Business research is vital to help organizations keep track of their progress, determine new ventures for innovation and differentiate them from their competitors. There are many methods available depending on the goal of the research, but in most of them, observation is a crucial step that allows for the collection of data, that is then used in further stages. Observation can be the collection of benchmarking data, or measurement of the progress since the last time a similar business research project was initiated.
Types of Observation
There are two major types of observation. The first, passive observation, is a technique that involves the direct observation of phenomena in uncontrolled situations. This type of observation is most frequently used in business, management, marketing and social sciences research, and does not necessarily require the consent of the subjects. The other type of observation is of consequences or behaviors during situations controlled by the researcher. This is typical of medical and psychological research where the participants have given their consent to take part in the research.
There are three approaches that can be used in observation. In covert observational research, the researchers are unidentified and interact with the subjects undetected, or observe them from a distance. The overt observational approach requires that the researchers identify themselves and explain the purpose of their presence to the participants.
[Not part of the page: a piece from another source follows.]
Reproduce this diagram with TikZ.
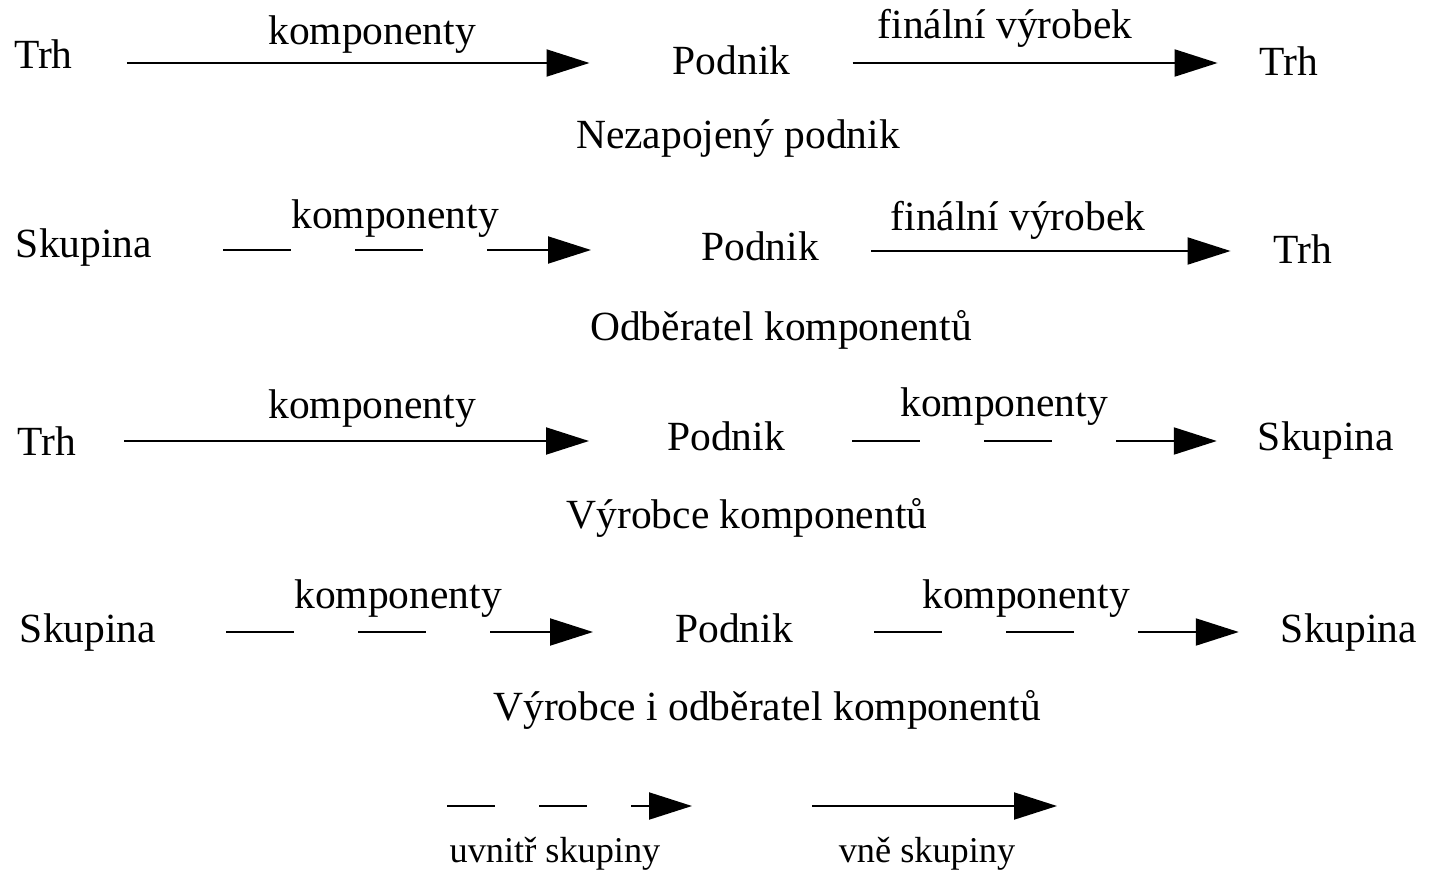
\documentclass[tikz,border=0pt]{standalone}
\usepackage{fontspec}
\setmainfont{Liberation Serif}
\usetikzlibrary{arrows.meta}
\begin{document}
\begin{tikzpicture}[x=1pt,y=-1pt,
  lbl/.style={inner sep=0pt,anchor=base,font=\fontsize{41.5}{48}\selectfont},
  leg/.style={inner sep=0pt,anchor=base,font=\fontsize{36.3}{42}\selectfont},
  arr/.style={line width=2pt,-{Triangle[length=43pt,width=27pt]}},
  grp/.style={arr,dash pattern=on 68pt off 64pt},
  leggrp/.style={arr,dash pattern=on 48pt off 44pt}]
\useasboundingbox (0,0) rectangle (1433,870);
% Row 1
\node[lbl] (t1a) at (43.5,68) {Trh};
\node[lbl] (k1a) at (372,44) {komponenty};
\node[lbl] (p1) at (731.5,74) {Podnik};
\node[lbl] (f1) at (1005,38) {finální výrobek};
\node[lbl] (t1b) at (1289,75) {Trh};
\node[lbl] (c1) at (738,148) {Nezapojený podnik};
\draw[arr,shorten <=54pt,shorten >=83pt] (t1a.east |- 0,63) -- (p1.west |- 0,63);
\draw[arr,shorten <=62pt,shorten >=42pt] (p1.east |- 0,63) -- (t1b.west |- 0,63);
% Row 2
\node[lbl] (s2a) at (84,257) {Skupina};
\node[lbl] (k2a) at (395,228) {komponenty};
\node[lbl] (p2) at (760,260) {Podnik};
\node[lbl] (f2) at (1018,230) {finální výrobek};
\node[lbl] (t2b) at (1303,263) {Trh};
\node[lbl] (c2) at (781,340) {Odběratel komponentů};
\draw[grp,shorten <=71pt,shorten >=110pt] (s2a.east |- 0,250) -- (p2.west |- 0,250);
\draw[arr,shorten <=52pt,shorten >=43pt] (p2.east |- 0,251) -- (t2b.west |- 0,251);
% Row 3
\node[lbl] (t3a) at (47,455) {Trh};
\node[lbl] (k3a) at (372,418) {komponenty};
\node[lbl] (p3) at (726,450) {Podnik};
\node[lbl] (k3b) at (1004,416) {komponenty};
\node[lbl] (s3b) at (1326,450) {Skupina};
\node[lbl] (c3) at (747,528) {Výrobce komponentů};
\draw[arr,shorten <=48pt,shorten >=78pt] (t3a.east |- 0,441) -- (p3.west |- 0,441);
\draw[grp,shorten <=67pt,shorten >=41pt] (p3.east |- 0,441) -- (s3b.west |- 0,441);
% Row 4
\node[lbl] (s4a) at (88,642) {Skupina};
\node[lbl] (k4a) at (398,608) {komponenty};
\node[lbl] (p4) at (734,642) {Podnik};
\node[lbl] (k4b) at (1026,608) {komponenty};
\node[lbl] (s4b) at (1349,642) {Skupina};
\node[lbl] (c4) at (767,720) {Výrobce i odběratel komponentů};
\draw[grp,shorten <=70pt,shorten >=82pt] (s4a.east |- 0,632) -- (p4.west |- 0,632);
\draw[grp,shorten <=81pt,shorten >=42pt] (p4.east |- 0,632) -- (s4b.west |- 0,632);
% Legend
\coordinate (l1s) at (447,806);
\coordinate (l1e) at (692,806);
\coordinate (l2s) at (812,806);
\coordinate (l2e) at (1057,806);
\draw[leggrp] (l1s) -- (l1e);
\draw[arr] (l2s) -- (l2e);
\node[leg] (u) at (555,862) {uvnitř skupiny};
\node[leg] (v) at (927,862) {vně skupiny};
\end{tikzpicture}
\end{document}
Finally, in the approach of researcher participation, the researcher participates fully in what they are observing to get an insider’s view of the phenomena.
Although observation is a single step that can be used as part of various business research methods, it is also made up of its own specific steps. The stages of the observation step include review of the literature, assessment of established theory, theoretical conjecture, hypothesis or empirical generalized formulation, defining measuring instruments, sampling, testing and analysis, as well as confirmation and refined theory.
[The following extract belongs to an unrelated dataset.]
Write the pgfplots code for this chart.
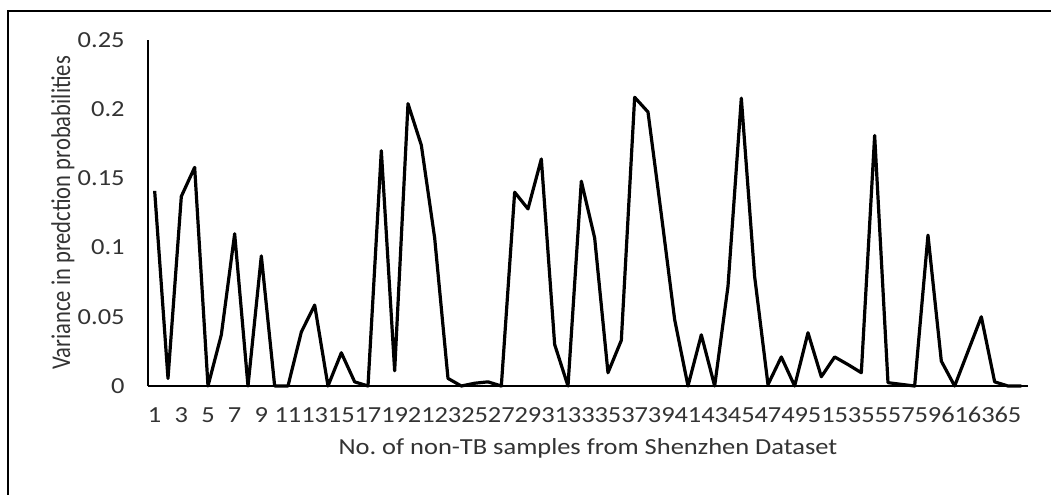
\documentclass[border=0pt]{standalone}
\usepackage{fontspec}
\setmainfont{Carlito}[FakeStretch=1.15]
\newfontfamily\ylfont{Carlito}
\usepackage{pgfplots}
\pgfplotsset{compat=1.18}

% variance per non-TB sample
\pgfplotstableread{
n var
1 0.141
2 0.0055
3 0.137
4 0.158
5 0
6 0.037
7 0.110
8 0
9 0.094
10 0
11 0
12 0.039
13 0.0585
14 0
15 0.024
16 0.003
17 0
18 0.170
19 0.011
20 0.204
21 0.174
22 0.107
23 0.0055
24 0
25 0.002
26 0.003
27 0
28 0.140
29 0.128
30 0.164
31 0.030
32 0
33 0.148
34 0.107
35 0.0096
36 0.033
37 0.2086
38 0.198
39 0.124
40 0.048
41 0
42 0.037
43 0
44 0.072
45 0.208
46 0.079
47 0.001
48 0.021
49 0
50 0.0385
51 0.0067
52 0.021
53 0.0155
54 0.0096
55 0.181
56 0.0024
57 0.0012
58 0
59 0.109
60 0.018
61 0
62 0.025
63 0.050
64 0.003
65 0
66 0
}\shenzhen

\begin{document}
\begin{tikzpicture}
  % page = 1051 x 494 px at 0.5pt per px, origin at the axis corner
  \path[use as bounding box] (-74pt,-54pt) rectangle (451.5pt,193pt);
  \draw[line width=1pt] (-70pt,-60pt) -- (-70pt,187.5pt) -- (460pt,187.5pt);
  \begin{axis}[
    at={(0,0)}, anchor=south west,
    scale only axis,
    width=440pt, height=173pt,
    xmin=0.5, xmax=66.5, ymin=0, ymax=0.25,
    axis lines*=left,
    axis line style={line width=1pt, -},
    major tick length=0pt,
    xtick={1,3,...,65},
    ytick={0,0.05,0.1,0.15,0.2,0.25},
    yticklabels={0,0.05,0.1,0.15,0.2,0.25},
    /pgf/number format/assume math mode=true,
    tick label style={font=\fontsize{11.5}{13}\selectfont, color=black!80},
    yticklabel style={anchor=east, inner sep=0pt, xshift=-11.5pt},
    xticklabel style={anchor=north, inner sep=0pt, yshift=-10.5pt},
    xlabel={No.\ of non-TB samples from Shenzhen Dataset},
    ylabel={\scalebox{1}[1.2]{Variance in predction probabilities}},
    label style={font=\fontsize{11.5}{13}\selectfont, color=black!80},
    xlabel style={at={(axis description cs:0.5,-0.199)}, anchor=base},
    ylabel style={at={(axis description cs:-0.0966,0.5)}, anchor=center,
                  font=\fontsize{11.3}{13}\ylfont},
    clip=false,
  ]
    \addplot[black, line width=1.6pt, line join=round, mark=none]
      table[x=n, y=var] {\shenzhen};
  \end{axis}
\end{tikzpicture}
\end{document}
When a researcher observes a phenomenon, it is not necessary for him to rely on the willingness and ability of respondents to report accurately on the events that occurred. It also means that the bias effects are reduced and sometimes eliminated, which ensures that the collected data is objective and accurate. Observation also allows for research that is more flexible since researchers can change their approach as needed, depending on the behaviors they observe.
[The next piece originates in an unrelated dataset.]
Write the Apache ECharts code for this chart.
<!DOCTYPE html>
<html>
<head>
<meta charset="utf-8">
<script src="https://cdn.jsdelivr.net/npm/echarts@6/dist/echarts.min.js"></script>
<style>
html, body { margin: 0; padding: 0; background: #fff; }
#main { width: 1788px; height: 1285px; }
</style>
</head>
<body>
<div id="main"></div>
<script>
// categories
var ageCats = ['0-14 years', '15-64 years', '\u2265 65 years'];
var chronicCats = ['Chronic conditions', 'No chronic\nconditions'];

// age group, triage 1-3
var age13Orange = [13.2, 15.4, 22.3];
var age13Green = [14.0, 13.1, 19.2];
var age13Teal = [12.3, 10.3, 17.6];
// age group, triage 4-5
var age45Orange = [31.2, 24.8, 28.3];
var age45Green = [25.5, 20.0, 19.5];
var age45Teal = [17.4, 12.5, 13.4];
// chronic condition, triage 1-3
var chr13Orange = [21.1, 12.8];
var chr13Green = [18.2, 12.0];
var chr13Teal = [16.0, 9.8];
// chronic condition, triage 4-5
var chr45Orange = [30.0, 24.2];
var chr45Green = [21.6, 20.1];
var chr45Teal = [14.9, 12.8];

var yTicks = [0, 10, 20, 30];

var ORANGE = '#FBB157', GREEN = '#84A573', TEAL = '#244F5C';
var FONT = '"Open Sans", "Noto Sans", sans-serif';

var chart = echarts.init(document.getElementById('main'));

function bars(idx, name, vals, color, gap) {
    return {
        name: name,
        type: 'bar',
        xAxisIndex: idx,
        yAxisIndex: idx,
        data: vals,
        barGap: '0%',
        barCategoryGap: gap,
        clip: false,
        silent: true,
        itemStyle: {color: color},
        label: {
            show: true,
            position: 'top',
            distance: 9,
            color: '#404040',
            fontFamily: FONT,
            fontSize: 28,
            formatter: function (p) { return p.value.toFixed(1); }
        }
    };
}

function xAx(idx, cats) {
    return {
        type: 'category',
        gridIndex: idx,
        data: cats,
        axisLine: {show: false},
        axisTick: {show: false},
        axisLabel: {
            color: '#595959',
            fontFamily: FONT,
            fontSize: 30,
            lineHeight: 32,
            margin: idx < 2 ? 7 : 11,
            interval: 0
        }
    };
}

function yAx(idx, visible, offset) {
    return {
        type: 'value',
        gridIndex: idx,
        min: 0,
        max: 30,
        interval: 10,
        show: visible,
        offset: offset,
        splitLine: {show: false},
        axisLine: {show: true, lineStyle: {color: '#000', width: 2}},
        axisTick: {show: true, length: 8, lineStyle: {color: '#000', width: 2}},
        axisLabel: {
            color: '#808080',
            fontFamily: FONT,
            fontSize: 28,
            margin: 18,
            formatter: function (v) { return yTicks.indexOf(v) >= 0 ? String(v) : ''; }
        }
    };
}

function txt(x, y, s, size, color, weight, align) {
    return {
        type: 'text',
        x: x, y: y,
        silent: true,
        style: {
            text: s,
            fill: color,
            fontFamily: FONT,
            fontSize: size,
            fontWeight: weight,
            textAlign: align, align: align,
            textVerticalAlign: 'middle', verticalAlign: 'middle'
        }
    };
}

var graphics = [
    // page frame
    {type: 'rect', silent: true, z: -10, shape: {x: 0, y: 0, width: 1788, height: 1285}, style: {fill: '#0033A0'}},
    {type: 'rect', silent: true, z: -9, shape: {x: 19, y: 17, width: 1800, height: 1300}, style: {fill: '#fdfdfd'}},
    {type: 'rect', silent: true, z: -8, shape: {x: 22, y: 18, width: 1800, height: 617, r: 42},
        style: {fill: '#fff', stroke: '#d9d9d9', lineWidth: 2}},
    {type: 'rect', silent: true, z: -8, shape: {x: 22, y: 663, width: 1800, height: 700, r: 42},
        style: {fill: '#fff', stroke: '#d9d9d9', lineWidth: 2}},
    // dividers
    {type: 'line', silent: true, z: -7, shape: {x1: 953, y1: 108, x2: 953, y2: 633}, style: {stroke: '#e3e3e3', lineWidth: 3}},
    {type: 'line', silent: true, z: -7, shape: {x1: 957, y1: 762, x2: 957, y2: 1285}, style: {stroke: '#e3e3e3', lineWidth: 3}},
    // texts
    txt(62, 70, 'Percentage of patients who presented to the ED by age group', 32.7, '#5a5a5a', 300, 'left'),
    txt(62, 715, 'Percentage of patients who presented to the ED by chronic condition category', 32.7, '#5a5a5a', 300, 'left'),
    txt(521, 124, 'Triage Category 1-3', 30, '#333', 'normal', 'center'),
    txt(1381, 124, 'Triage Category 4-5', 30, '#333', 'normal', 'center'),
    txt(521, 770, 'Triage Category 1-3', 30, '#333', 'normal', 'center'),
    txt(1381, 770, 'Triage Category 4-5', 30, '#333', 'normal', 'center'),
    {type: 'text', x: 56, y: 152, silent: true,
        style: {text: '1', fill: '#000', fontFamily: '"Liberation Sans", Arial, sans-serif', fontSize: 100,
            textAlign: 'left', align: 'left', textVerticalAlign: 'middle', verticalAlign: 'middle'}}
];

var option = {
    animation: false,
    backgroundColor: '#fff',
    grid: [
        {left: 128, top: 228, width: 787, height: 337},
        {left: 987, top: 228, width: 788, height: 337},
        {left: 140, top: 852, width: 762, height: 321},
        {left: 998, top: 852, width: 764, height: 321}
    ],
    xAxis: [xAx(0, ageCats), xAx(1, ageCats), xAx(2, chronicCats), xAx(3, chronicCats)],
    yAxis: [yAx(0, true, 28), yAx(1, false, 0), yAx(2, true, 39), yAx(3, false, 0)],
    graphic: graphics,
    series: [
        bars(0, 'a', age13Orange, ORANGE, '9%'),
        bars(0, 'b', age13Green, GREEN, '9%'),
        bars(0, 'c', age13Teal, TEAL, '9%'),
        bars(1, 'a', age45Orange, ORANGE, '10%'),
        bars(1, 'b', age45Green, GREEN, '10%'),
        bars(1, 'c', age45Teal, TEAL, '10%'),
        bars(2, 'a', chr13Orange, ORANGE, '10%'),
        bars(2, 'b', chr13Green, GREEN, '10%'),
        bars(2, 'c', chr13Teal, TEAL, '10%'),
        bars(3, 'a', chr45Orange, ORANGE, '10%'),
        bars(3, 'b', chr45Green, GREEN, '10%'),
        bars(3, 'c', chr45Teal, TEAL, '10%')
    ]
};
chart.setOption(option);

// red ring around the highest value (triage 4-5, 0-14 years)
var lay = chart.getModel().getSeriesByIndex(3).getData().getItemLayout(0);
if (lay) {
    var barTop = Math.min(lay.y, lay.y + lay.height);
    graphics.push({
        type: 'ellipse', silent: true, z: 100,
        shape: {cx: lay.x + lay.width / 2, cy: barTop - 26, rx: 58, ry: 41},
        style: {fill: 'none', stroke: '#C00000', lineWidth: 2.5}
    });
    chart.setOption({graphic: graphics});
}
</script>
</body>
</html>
Compared to quantitative research, the observational step of business research tends to be less reliable in uncontrolled situations. It may take some time before a specified action takes place for the researcher because it is not meant to be provoked. Another limiting factor is the inability to record things such as attitudes, emotions, motivations and states of mind. When trying to determine buyer motivation or employee engagement levels for example, the observation step is not the most reliable step to gather data to measure these components.